Recorded data:
## start
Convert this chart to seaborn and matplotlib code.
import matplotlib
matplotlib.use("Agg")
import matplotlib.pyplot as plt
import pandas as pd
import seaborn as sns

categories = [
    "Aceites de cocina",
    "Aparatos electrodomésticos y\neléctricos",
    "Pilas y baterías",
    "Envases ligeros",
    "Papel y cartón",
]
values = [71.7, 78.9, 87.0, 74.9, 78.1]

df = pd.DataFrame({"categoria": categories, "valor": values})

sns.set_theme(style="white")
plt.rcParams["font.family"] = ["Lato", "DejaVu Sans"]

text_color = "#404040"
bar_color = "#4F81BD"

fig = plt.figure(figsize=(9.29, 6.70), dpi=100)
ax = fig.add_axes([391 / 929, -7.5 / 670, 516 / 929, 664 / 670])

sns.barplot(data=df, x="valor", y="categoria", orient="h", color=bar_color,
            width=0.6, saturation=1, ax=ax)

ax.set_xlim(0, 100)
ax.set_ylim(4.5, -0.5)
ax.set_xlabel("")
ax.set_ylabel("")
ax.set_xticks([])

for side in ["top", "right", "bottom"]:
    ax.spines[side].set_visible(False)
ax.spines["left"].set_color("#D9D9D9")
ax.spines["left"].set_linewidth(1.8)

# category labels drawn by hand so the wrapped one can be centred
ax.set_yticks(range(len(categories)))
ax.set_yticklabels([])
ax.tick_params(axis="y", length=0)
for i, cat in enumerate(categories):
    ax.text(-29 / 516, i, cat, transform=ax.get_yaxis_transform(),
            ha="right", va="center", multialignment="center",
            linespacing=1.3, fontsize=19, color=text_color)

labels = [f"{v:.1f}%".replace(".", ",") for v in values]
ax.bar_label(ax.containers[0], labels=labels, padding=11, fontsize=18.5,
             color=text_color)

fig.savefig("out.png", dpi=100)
## end
## start
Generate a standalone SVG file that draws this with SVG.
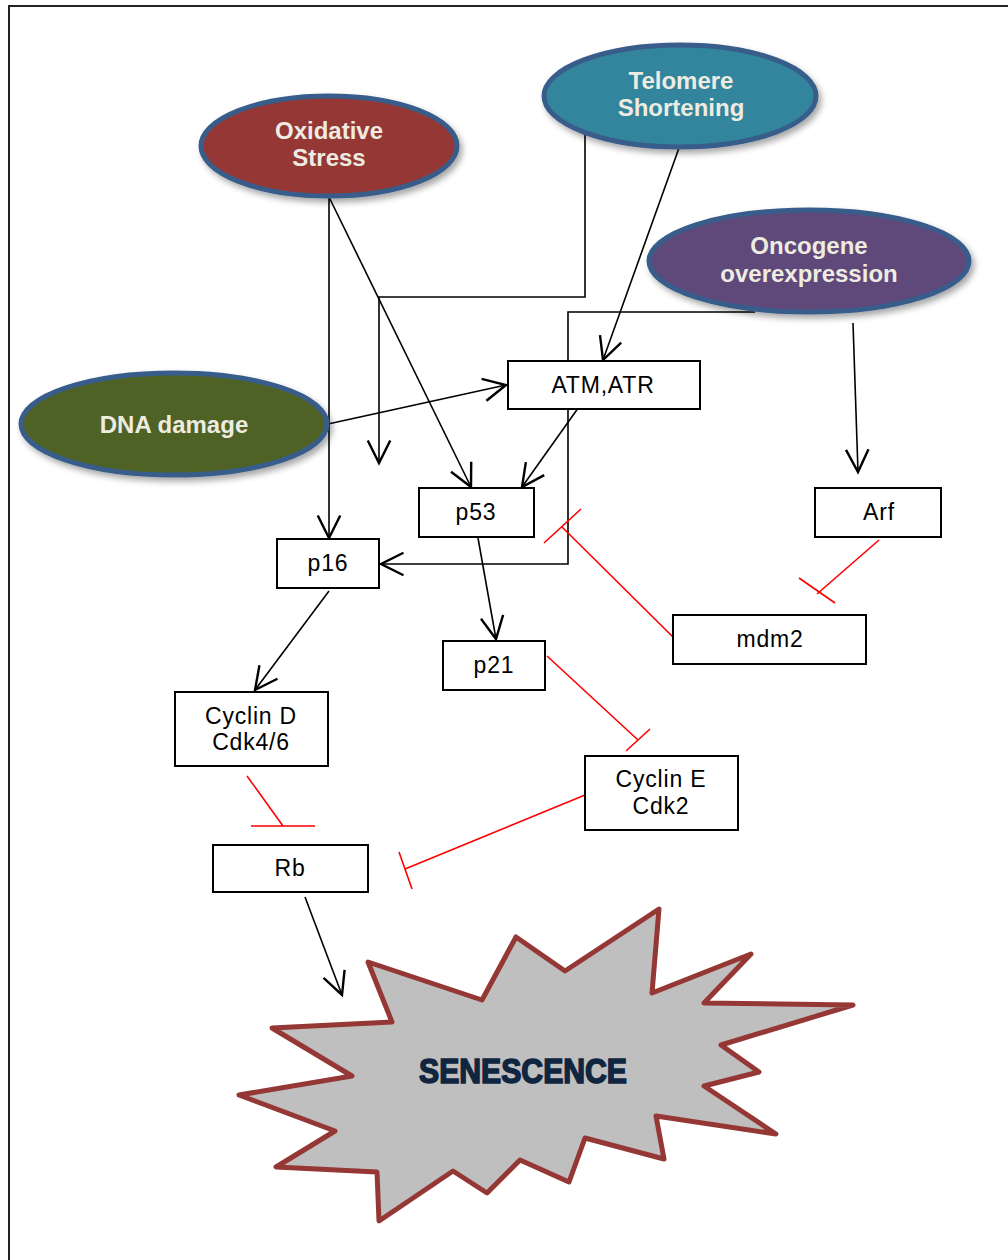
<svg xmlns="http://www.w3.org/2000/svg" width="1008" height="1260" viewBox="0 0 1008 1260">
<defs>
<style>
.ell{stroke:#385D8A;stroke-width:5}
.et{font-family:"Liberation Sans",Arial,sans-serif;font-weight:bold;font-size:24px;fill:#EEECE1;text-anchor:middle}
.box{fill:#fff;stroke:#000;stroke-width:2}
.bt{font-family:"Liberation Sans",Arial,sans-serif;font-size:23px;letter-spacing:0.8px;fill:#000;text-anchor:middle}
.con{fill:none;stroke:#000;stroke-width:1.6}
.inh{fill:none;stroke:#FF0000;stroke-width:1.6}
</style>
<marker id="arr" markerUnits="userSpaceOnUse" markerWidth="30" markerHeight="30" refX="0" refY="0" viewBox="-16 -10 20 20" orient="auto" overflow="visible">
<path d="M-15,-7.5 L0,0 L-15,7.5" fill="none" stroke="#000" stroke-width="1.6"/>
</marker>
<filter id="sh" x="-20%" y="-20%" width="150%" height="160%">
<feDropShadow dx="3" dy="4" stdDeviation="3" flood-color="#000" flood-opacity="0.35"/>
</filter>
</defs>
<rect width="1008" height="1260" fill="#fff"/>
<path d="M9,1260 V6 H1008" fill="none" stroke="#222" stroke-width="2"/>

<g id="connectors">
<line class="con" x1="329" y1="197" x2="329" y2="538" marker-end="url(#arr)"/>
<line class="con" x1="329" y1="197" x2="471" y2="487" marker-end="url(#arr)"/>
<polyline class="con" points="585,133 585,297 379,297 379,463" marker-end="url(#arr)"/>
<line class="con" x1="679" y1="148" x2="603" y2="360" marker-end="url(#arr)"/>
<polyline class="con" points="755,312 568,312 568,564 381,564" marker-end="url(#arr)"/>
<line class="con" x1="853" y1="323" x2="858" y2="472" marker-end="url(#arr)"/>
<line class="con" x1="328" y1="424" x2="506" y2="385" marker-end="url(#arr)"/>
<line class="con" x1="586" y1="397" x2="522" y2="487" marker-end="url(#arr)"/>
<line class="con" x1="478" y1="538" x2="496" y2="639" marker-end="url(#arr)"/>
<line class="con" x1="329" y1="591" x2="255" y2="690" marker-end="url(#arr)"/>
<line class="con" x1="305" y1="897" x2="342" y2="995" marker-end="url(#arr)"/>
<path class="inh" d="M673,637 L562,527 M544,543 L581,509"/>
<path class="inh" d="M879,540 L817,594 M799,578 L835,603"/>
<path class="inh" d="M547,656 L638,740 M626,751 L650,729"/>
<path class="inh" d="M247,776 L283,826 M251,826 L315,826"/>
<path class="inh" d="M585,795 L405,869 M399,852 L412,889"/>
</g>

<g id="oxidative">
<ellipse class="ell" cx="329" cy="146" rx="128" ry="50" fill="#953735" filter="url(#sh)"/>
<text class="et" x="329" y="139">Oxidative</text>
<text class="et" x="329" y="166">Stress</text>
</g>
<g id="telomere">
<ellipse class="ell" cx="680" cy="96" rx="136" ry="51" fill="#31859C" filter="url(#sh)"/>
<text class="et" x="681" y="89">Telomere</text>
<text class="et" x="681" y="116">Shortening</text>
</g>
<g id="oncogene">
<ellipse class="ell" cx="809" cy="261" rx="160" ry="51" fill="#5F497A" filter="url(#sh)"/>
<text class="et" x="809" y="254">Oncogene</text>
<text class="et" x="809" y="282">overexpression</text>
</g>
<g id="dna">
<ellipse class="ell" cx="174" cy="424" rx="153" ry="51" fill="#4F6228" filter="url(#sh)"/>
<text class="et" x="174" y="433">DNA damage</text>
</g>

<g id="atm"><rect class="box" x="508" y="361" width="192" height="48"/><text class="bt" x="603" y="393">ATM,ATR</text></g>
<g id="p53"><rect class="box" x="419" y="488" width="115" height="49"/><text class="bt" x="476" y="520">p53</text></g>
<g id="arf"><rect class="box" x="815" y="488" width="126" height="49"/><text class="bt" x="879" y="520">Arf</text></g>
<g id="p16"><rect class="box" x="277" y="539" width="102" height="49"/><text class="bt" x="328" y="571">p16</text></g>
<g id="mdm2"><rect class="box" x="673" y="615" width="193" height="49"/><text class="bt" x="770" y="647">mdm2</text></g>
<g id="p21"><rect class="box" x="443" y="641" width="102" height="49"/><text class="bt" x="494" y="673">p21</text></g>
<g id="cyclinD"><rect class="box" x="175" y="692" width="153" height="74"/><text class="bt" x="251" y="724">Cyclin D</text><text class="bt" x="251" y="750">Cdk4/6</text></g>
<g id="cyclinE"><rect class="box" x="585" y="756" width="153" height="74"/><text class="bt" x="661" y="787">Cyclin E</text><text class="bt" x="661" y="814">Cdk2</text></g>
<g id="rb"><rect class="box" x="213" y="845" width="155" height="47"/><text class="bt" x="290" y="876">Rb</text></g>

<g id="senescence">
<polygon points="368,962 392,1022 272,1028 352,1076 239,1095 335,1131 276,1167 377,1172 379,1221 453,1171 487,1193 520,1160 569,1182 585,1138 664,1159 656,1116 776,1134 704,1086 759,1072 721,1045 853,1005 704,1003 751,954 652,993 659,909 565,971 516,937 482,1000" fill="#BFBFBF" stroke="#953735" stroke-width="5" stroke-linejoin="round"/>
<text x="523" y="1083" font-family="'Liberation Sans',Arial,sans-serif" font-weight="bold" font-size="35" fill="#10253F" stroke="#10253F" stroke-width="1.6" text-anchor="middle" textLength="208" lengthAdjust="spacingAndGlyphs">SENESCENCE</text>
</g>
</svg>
## end
Set problem: Transcribe the lines above from the one with "Convert this chart" through the one with "ax.set_xticks([])". Include both ends and leave out every other line.

Answer in full:
Convert this chart to seaborn and matplotlib code.
import matplotlib
matplotlib.use("Agg")
import matplotlib.pyplot as plt
import pandas as pd
import seaborn as sns

categories = [
    "Aceites de cocina",
    "Aparatos electrodomésticos y\neléctricos",
    "Pilas y baterías",
    "Envases ligeros",
    "Papel y cartón",
]
values = [71.7, 78.9, 87.0, 74.9, 78.1]

df = pd.DataFrame({"categoria": categories, "valor": values})

sns.set_theme(style="white")
plt.rcParams["font.family"] = ["Lato", "DejaVu Sans"]

text_color = "#404040"
bar_color = "#4F81BD"

fig = plt.figure(figsize=(9.29, 6.70), dpi=100)
ax = fig.add_axes([391 / 929, -7.5 / 670, 516 / 929, 664 / 670])

sns.barplot(data=df, x="valor", y="categoria", orient="h", color=bar_color,
            width=0.6, saturation=1, ax=ax)

ax.set_xlim(0, 100)
ax.set_ylim(4.5, -0.5)
ax.set_xlabel("")
ax.set_ylabel("")
ax.set_xticks([])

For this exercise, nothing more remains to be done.